┏━━

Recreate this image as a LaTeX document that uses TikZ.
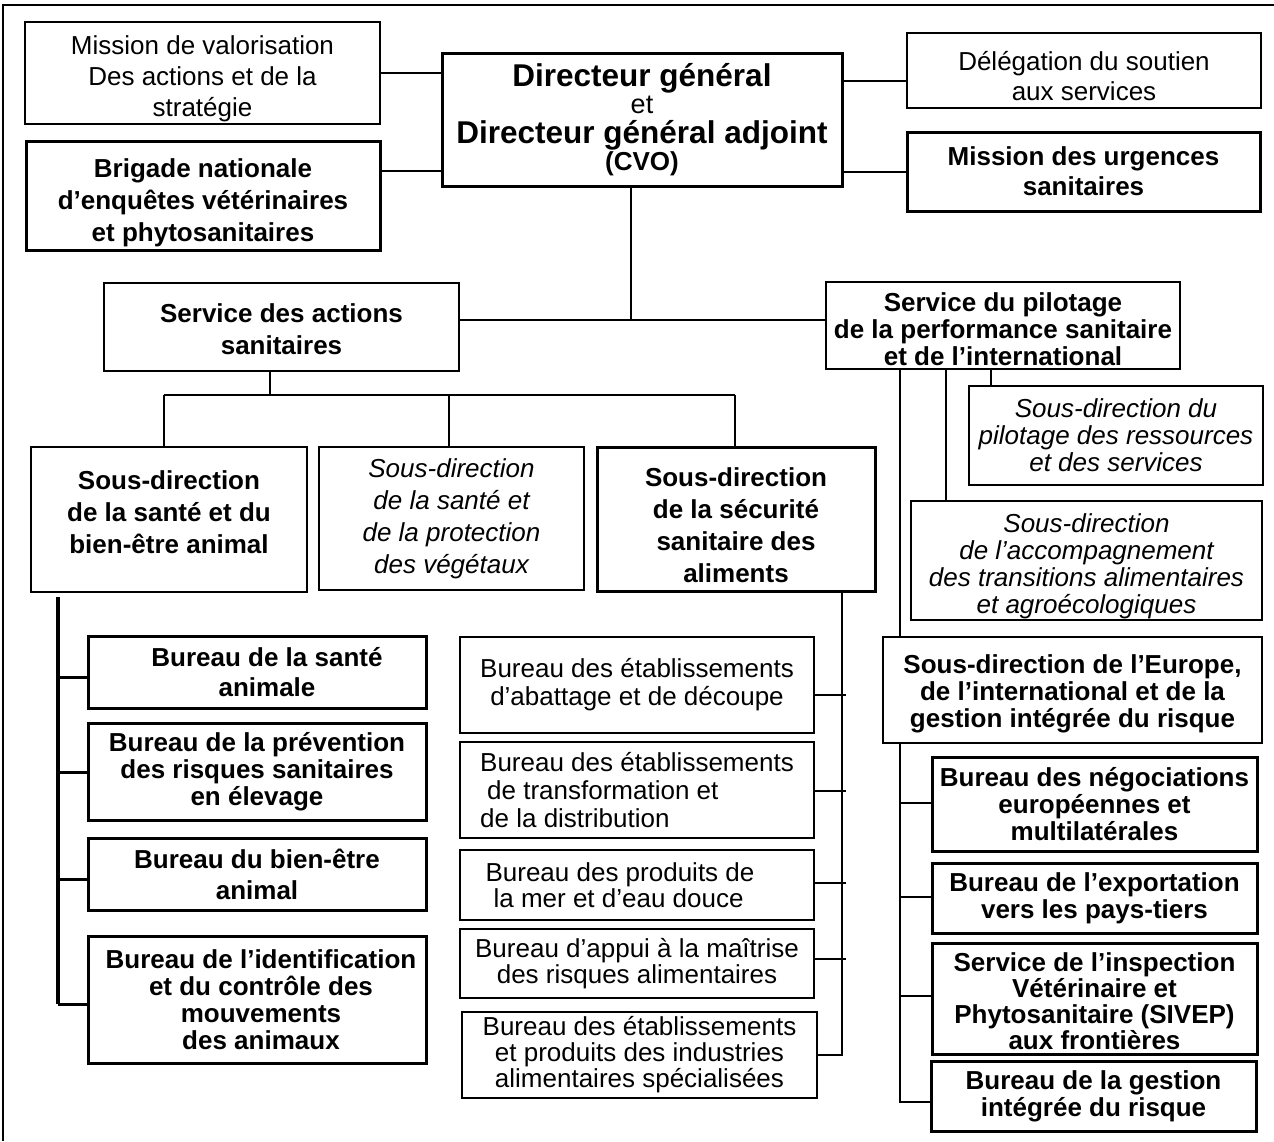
\documentclass[tikz,border=0pt]{standalone}
\usepackage{fontspec}
\setmainfont{Liberation Sans}
\newcommand\tightlines{\lineskiplimit=-40pt\lineskip=0pt}
\newcommand\tophi[1]{\rule{0pt}{#1pt}}
\newcommand\botlo[1]{\rule[-#1pt]{0pt}{0pt}}
\begin{document}
\begin{tikzpicture}[x=1pt,y=-1pt,
  bx/.style={draw, inner sep=0pt, outer sep=0pt, align=center, line width=#1},
  fn/.style={font={\fontsize{26}{#1}\selectfont\tightlines}},
  fb/.style={font={\fontsize{26}{#1}\selectfont\bfseries\tightlines}},
  fi/.style={font={\fontsize{26}{#1}\selectfont\itshape\tightlines}},
  con/.style={line width=2pt},
  thk/.style={line width=3pt}]
\useasboundingbox (0,0) rectangle (1274,1141);
\draw[line width=1.5pt] (3,1141) -- (3,5) -- (1274,5);

% top level
\node[bx=2pt, fn=31, minimum width=355pt, minimum height=102pt] (mv) at (202.5,73)
  {\tophi{31}Mission de valorisation\\Des actions et de la\\stratégie};
\node[bx=3pt, fb=32, minimum width=354pt, minimum height=109pt] (brig) at (203,195.5)
  {\tophi{33}Brigade nationale\\d’enquêtes vétérinaires\\et phytosanitaires};
\node[bx=3pt, fn=26, minimum width=400pt, minimum height=133pt] (dg) at (642,119.5)
  {{\fontsize{31.5}{26}\selectfont\bfseries Directeur général}\\[1pt]{\fontsize{27}{26}\selectfont et}\\[4pt]{\fontsize{31.5}{26}\selectfont\bfseries Directeur général adjoint}\\[1pt]{\bfseries (CVO)}};
\node[bx=2.5pt, fn=30, minimum width=354pt, minimum height=75pt] (del) at (1084,70.5)
  {\tophi{30}Délégation du soutien\\aux services};
\node[bx=3pt, fb=30, minimum width=353pt, minimum height=79pt] (mu) at (1083.5,171.5)
  {Mission des urgences\\sanitaires};

% services
\node[bx=2pt, fb=32, minimum width=355pt, minimum height=88pt] (sas) at (281.5,327)
  {\tophi{23}Service des actions\\sanitaires};
\node[bx=2.5pt, fb=27, minimum width=354pt, minimum height=87pt] (spp) at (1003,325.5)
  {\tophi{27}Service du pilotage\\de la performance sanitaire\\et de l’international};

% right sub-directions
\node[bx=2.5pt, fi=27, minimum width=294pt, minimum height=99pt] (spr) at (1116,435.5)
  {Sous-direction du\\pilotage des ressources\\et des services};
\node[bx=2.5pt, fi=27, minimum width=351pt, minimum height=119pt] (sac) at (1086.5,560.5)
  {\tophi{31}Sous-direction\\de l’accompagnement\\des transitions alimentaires\\et agroécologiques};
\node[bx=2.5pt, fb=27, minimum width=379pt, minimum height=106pt] (eur) at (1072.5,690)
  {\tophi{27}Sous-direction de l’Europe,\\de l’international et de la\\gestion intégrée du risque};

% middle sub-directions
\node[bx=2.5pt, fb=32, minimum width=276pt, minimum height=145pt] (sd1) at (169,519.5)
  {Sous-direction\\de la santé et du\\bien-être animal\botlo{14}};
\node[bx=2.5pt, fi=32, minimum width=265pt, minimum height=143pt] (sd2) at (451.5,518.5)
  {Sous-direction\\de la santé et\\de la protection\\des végétaux};
\node[bx=3pt, fb=32, minimum width=278pt, minimum height=144pt] (sd3) at (736,519)
  {\tophi{31}Sous-direction\\de la sécurité\\sanitaire des\\aliments};

% bureaux SD1
\node[bx=3pt, fb=30, minimum width=338pt, minimum height=72pt] (b11) at (257,672)
  {\hspace*{20pt}Bureau de la santé\\\hspace*{20pt}animale};
\node[bx=3pt, fb=27, minimum width=338pt, minimum height=97pt] (b12) at (257,771.5)
  {Bureau de la prévention\\des risques sanitaires\\en élevage};
\node[bx=3pt, fb=31, minimum width=338pt, minimum height=72pt] (b13) at (257,874)
  {Bureau du bien-être\\animal};
\node[bx=3pt, fb=27, minimum width=338pt, minimum height=127pt] (b14) at (257,999.5)
  {\hspace*{8pt}Bureau de l’identification\\\hspace*{8pt}et du contrôle des\\\hspace*{8pt}mouvements\\\hspace*{8pt}des animaux};

% bureaux SD3
\node[bx=2.5pt, fn=28, minimum width=354pt, minimum height=96pt] (b31) at (637,685)
  {Bureau des établissements\\d’abattage et de découpe};
\node[bx=2.5pt, fn=28, align=left, minimum width=354pt, minimum height=96pt] (b32) at (637,790)
  {Bureau des établissements\\\hspace*{7pt}de transformation et\\de la distribution};
\node[bx=2.5pt, fn=26, align=left, minimum width=354pt, minimum height=70pt] (b33) at (637,885)
  {Bureau des produits de\hspace*{34pt}\\\hspace*{8pt}la mer et d’eau douce};
\node[bx=2.5pt, fn=26, minimum width=354pt, minimum height=69pt] (b34) at (637,963.5)
  {Bureau d’appui à la maîtrise\\des risques alimentaires};
\node[bx=2.5pt, fn=26, minimum width=355pt, minimum height=86pt] (b35) at (639.5,1055)
  {Bureau des établissements\\et produits des industries\\alimentaires spécialisées};

% bureaux Europe
\node[bx=3pt, fb=27, minimum width=325pt, minimum height=94pt] (neg) at (1094.5,804)
  {Bureau des négociations\\européennes et\\multilatérales};
\node[bx=3pt, fb=27, minimum width=325pt, minimum height=70pt] (exp) at (1094.5,898)
  {Bureau de l’exportation\\vers les pays-tiers};
\node[bx=3pt, fb=26, minimum width=325pt, minimum height=111pt] (siv) at (1094.5,998.5)
  {\tophi{25}Service de l’inspection\\Vétérinaire et\\Phytosanitaire (SIVEP)\\aux frontières};
\node[bx=3pt, fb=27, minimum width=325pt, minimum height=70pt] (ges) at (1093.5,1096)
  {Bureau de la gestion\\intégrée du risque};

% top connectors
\draw[con] (mv.east) -- (dg.west |- mv.east);
\coordinate (cb) at (0,171);
\draw[con] (brig.east |- cb) -- (dg.west |- cb);
\coordinate (cd) at (0,81);
\draw[con] (dg.east |- cd) -- (del.west |- cd);
\draw[con] (dg.east |- mu.west) -- (mu.west);
\coordinate (j0) at (631,320);
\draw[con] (dg.south -| j0) -- (j0);
\draw[con] (sas.east |- j0) -- (spp.west |- j0);

% service des actions -> sous-directions
\coordinate (j1) at (270,395);
\draw[con] (sas.south -| j1) -- (j1);
\coordinate (h1) at (164,395);
\coordinate (h2) at (449,395);
\coordinate (h3) at (735,395);
\draw[con] (h1) -- (h3);
\draw[con] (h1) -- (sd1.north -| h1);
\draw[con] (h2) -- (sd2.north -| h2);
\draw[con] (h3) -- (sd3.north -| h3);

% SD1 bus
\coordinate (L0) at (58,597);
\coordinate (L1) at (58,677);
\coordinate (L2) at (58,772);
\coordinate (L3) at (58,879);
\coordinate (L4) at (58,1004);
\draw[line width=3.5pt] (L0) -- (L4);
\draw[thk] (L1) -- (b11.west |- L1);
\draw[thk] (L2) -- (b12.west |- L2);
\draw[thk] (L3) -- (b13.west |- L3);
\draw[thk] (L4) -- (b14.west |- L4);

% SD3 bus
\coordinate (M0) at (842,0);
\coordinate (M1) at (846,695);
\coordinate (M2) at (846,791);
\coordinate (M3) at (846,883);
\coordinate (M4) at (846,959);
\coordinate (M5) at (842,1055);
\draw[con] (sd3.south -| M0) -- (M5) -- (b35.east |- M5);
\draw[con] (b31.east |- M1) -- (M1);
\draw[con] (b32.east |- M2) -- (M2);
\draw[con] (b33.east |- M3) -- (M3);
\draw[con] (b34.east |- M4) -- (M4);

% right side
\coordinate (R0) at (900,0);
\coordinate (R1) at (900,803);
\coordinate (R2) at (900,897);
\coordinate (R3) at (900,996);
\coordinate (R4) at (900,1102);
\draw[con] (spp.south -| R0) -- (eur.north -| R0);
\draw[con] (eur.south -| R0) -- (R4) -- (ges.west |- R4);
\draw[con] (R1) -- (neg.west |- R1);
\draw[con] (R2) -- (exp.west |- R2);
\draw[con] (R3) -- (siv.west |- R3);
\coordinate (S1) at (946,0);
\coordinate (S2) at (991,0);
\draw[con] (spp.south -| S1) -- (sac.north -| S1);
\draw[con] (spp.south -| S2) -- (spr.north -| S2);
\end{tikzpicture}
\end{document}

┗━━

● **Written problem**
Skip the pictures, please, and transcribe only the lines from the beginning of the material through the one that contains "(3,5) -- (1274,5);".

● **Response for this exercise**
Recreate this image as a LaTeX document that uses TikZ.
\documentclass[tikz,border=0pt]{standalone}
\usepackage{fontspec}
\setmainfont{Liberation Sans}
\newcommand\tightlines{\lineskiplimit=-40pt\lineskip=0pt}
\newcommand\tophi[1]{\rule{0pt}{#1pt}}
\newcommand\botlo[1]{\rule[-#1pt]{0pt}{0pt}}
\begin{document}
\begin{tikzpicture}[x=1pt,y=-1pt,
  bx/.style={draw, inner sep=0pt, outer sep=0pt, align=center, line width=#1},
  fn/.style={font={\fontsize{26}{#1}\selectfont\tightlines}},
  fb/.style={font={\fontsize{26}{#1}\selectfont\bfseries\tightlines}},
  fi/.style={font={\fontsize{26}{#1}\selectfont\itshape\tightlines}},
  con/.style={line width=2pt},
  thk/.style={line width=3pt}]
\useasboundingbox (0,0) rectangle (1274,1141);
\draw[line width=1.5pt] (3,1141) -- (3,5) -- (1274,5);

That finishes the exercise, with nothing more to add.